All of which may lead to new signals and adapting existing indicators on the exterior of vehicles to signal different movements. “As we add more sensors, it may be listening for sounds, like a siren,” she said. “One of the things we have to be careful of is doing things to create over-trust in the technology. It still is two tonnes of steel bearing down the road at you. There will be things that have to mature in its capabilities.”
In the more immediate future, Schillaci calls Nissan's new second-generation Leaf electric vehicle the most ambitious of the company's range, showcasing as it does the pick of their autonomous technology with its e-Pedal and ProPilot features.
Jose Munoz, Nissan's chief performance officer, agrees that the Leaf, which will be introduced to the Middle East this year, will lead their aims.
“I would say EV is going to be one part of the market that is going to be growing, but autonomous vehicles are going to be introduced as the infrastructure allows,” he says. “I believe with the global situation, with the price of oil, EVs are going to have additional interest.”
Despite the combined Africa, Middle East and India region being the only market that Nissan saw its sales shrink last year, the UAE will be a big testing ground ahead of the car maker's official link with Expo 2020.
“We'll have developed more models [by 2020],” Munoz suggested. “This technology is going to be extended throughout the world.
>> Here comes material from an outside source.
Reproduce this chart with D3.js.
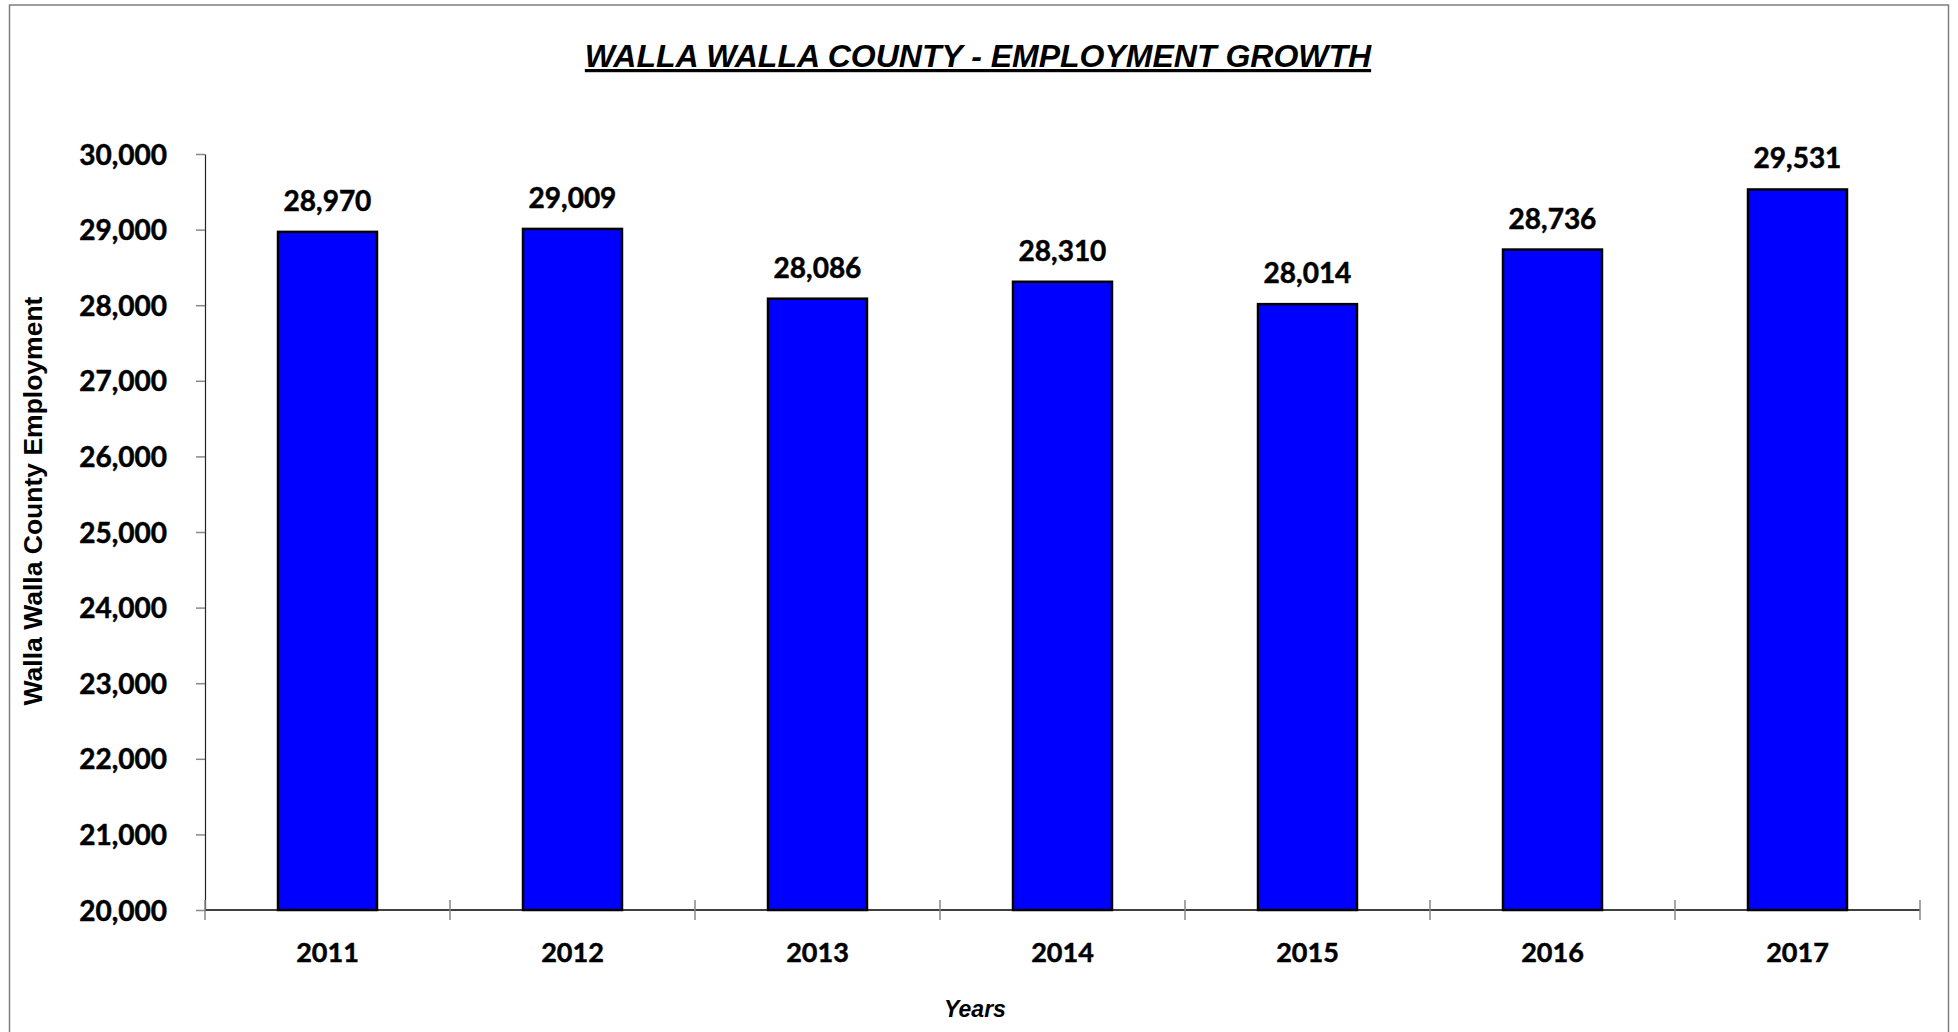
<!DOCTYPE html>
<html>
<head>
<meta charset="utf-8">
<script src="https://cdn.jsdelivr.net/npm/d3@7"></script>
<style>
  body { margin: 0; background: #fff; }
  svg { display: block; }
  .num { font-family: Lato, sans-serif; font-weight: bold; fill: #000; stroke: #000; stroke-width: 0.5px; }
  .ttl { font-family: "Liberation Sans", Arial, sans-serif; font-weight: bold; fill: #000; }
</style>
</head>
<body>
<svg width="1958" height="1032"></svg>
<script>
const years = ['2011', '2012', '2013', '2014', '2015', '2016', '2017'];
const employment = [28970, 29009, 28086, 28310, 28014, 28736, 29531];
const yTicks = [20000, 21000, 22000, 23000, 24000, 25000, 26000, 27000, 28000, 29000, 30000];

const width = 1958;
const height = 1032;
const margin = {top: 154, right: 38, bottom: 122, left: 205};

const svg = d3.select('svg');

// outer frame
svg.append('rect')
    .attr('x', 9.5)
    .attr('y', 5)
    .attr('width', 1939)
    .attr('height', 1040)
    .attr('fill', 'none')
    .attr('stroke', '#7f7f7f')
    .attr('stroke-width', 1.5);

const x = d3.scaleBand()
    .domain(years)
    .range([margin.left, width - margin.right])
    .paddingInner(0.596)
    .paddingOuter(0.298);

const y = d3.scaleLinear()
    .domain([20000, 30000])
    .range([height - margin.bottom, margin.top]);

// y axis
const yAxis = svg.append('g')
    .attr('transform', `translate(${margin.left}, 0)`)
    .call(d3.axisLeft(y).tickValues(yTicks).tickFormat(d3.format(',')).tickSize(9).tickSizeOuter(0).tickPadding(29));
yAxis.select('.domain').attr('stroke', '#222').attr('stroke-width', 1.2);
yAxis.selectAll('.tick line').attr('stroke', '#888').attr('stroke-width', 1.5);
yAxis.selectAll('.tick text').attr('class', 'num').attr('font-size', 28).attr('dy', '0.36em');

// bars
const data = years.map((d, i) => ({year: d, value: employment[i]}));

svg.selectAll('.bar').data(data)
    .enter().append('rect')
    .attr('class', 'bar')
    .attr('x', d => x(d.year))
    .attr('y', d => y(d.value))
    .attr('width', x.bandwidth())
    .attr('height', d => y(20000) - y(d.value))
    .attr('fill', '#0000ff')
    .attr('stroke', '#000')
    .attr('stroke-width', 2.5);

svg.selectAll('.val').data(data)
    .enter().append('text')
    .attr('class', 'num')
    .attr('x', d => x(d.year) + x.bandwidth() / 2)
    .attr('y', d => y(d.value) - 21)
    .attr('text-anchor', 'middle')
    .attr('font-size', 28)
    .text(d => d3.format(',')(d.value));

// x axis: labels from the band scale, ticks at band edges
const xAxis = svg.append('g')
    .attr('transform', `translate(0, ${y(20000)})`)
    .call(d3.axisBottom(x).tickSize(0).tickPadding(33));
xAxis.select('.domain').remove();
xAxis.selectAll('.tick text').attr('class', 'num').attr('font-size', 27);

xAxis.append('line')
    .attr('x1', margin.left)
    .attr('x2', width - margin.right)
    .attr('stroke', '#000')
    .attr('stroke-width', 1.5);

const edges = d3.range(years.length + 1).map(i => x.range()[0] + i * x.step());
xAxis.selectAll('.edge').data(edges)
    .enter().append('line')
    .attr('class', 'edge')
    .attr('x1', d => d)
    .attr('x2', d => d)
    .attr('y1', -10)
    .attr('y2', 10)
    .attr('stroke', '#888')
    .attr('stroke-width', 1.5);

// titles
svg.append('text')
    .attr('class', 'ttl')
    .attr('x', 978)
    .attr('y', 67)
    .attr('text-anchor', 'middle')
    .attr('font-size', 32)
    .attr('font-style', 'italic')
    .style('text-decoration', 'underline')
    .text('WALLA WALLA COUNTY - EMPLOYMENT GROWTH');

svg.append('text')
    .attr('class', 'ttl')
    .attr('transform', 'translate(42, 501) rotate(-90)')
    .attr('text-anchor', 'middle')
    .attr('font-size', 26.5)
    .text('Walla Walla County Employment');

svg.append('text')
    .attr('class', 'ttl')
    .attr('x', 975)
    .attr('y', 1017)
    .attr('text-anchor', 'middle')
    .attr('font-size', 23)
    .attr('font-style', 'italic')
    .text('Years');
</script>
</body>
</html>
Having the Middle East as such an important strategic position for Nissan, you can expect the region to enjoy this new technology.
“Nissan is very ahead of the game and innovative, and we believe in the future of connected, autonomous and electric cars.”
But perhaps the most ubiquitous Nissan on the UAE's roads, the Patrol, doesn't seem set to be part of that revolution.
“Will the Patrol ever be electrified? Not at this moment,” Munoz said. “We see the demand coming first in smaller passenger cars, then crossovers. So far we don't see that happening in big SUVs.”
When faced with the comments of another big veteran – Snyder – early on in the aforementioned CES debate, one onlooking attendee sighed and walked away muttering “these guys are doomed”. Politicians may not be quite up to speed, but the motor car's medium-term future remains up for grabs, and it appears that Japan is set to lead the charge when it comes to established automakers.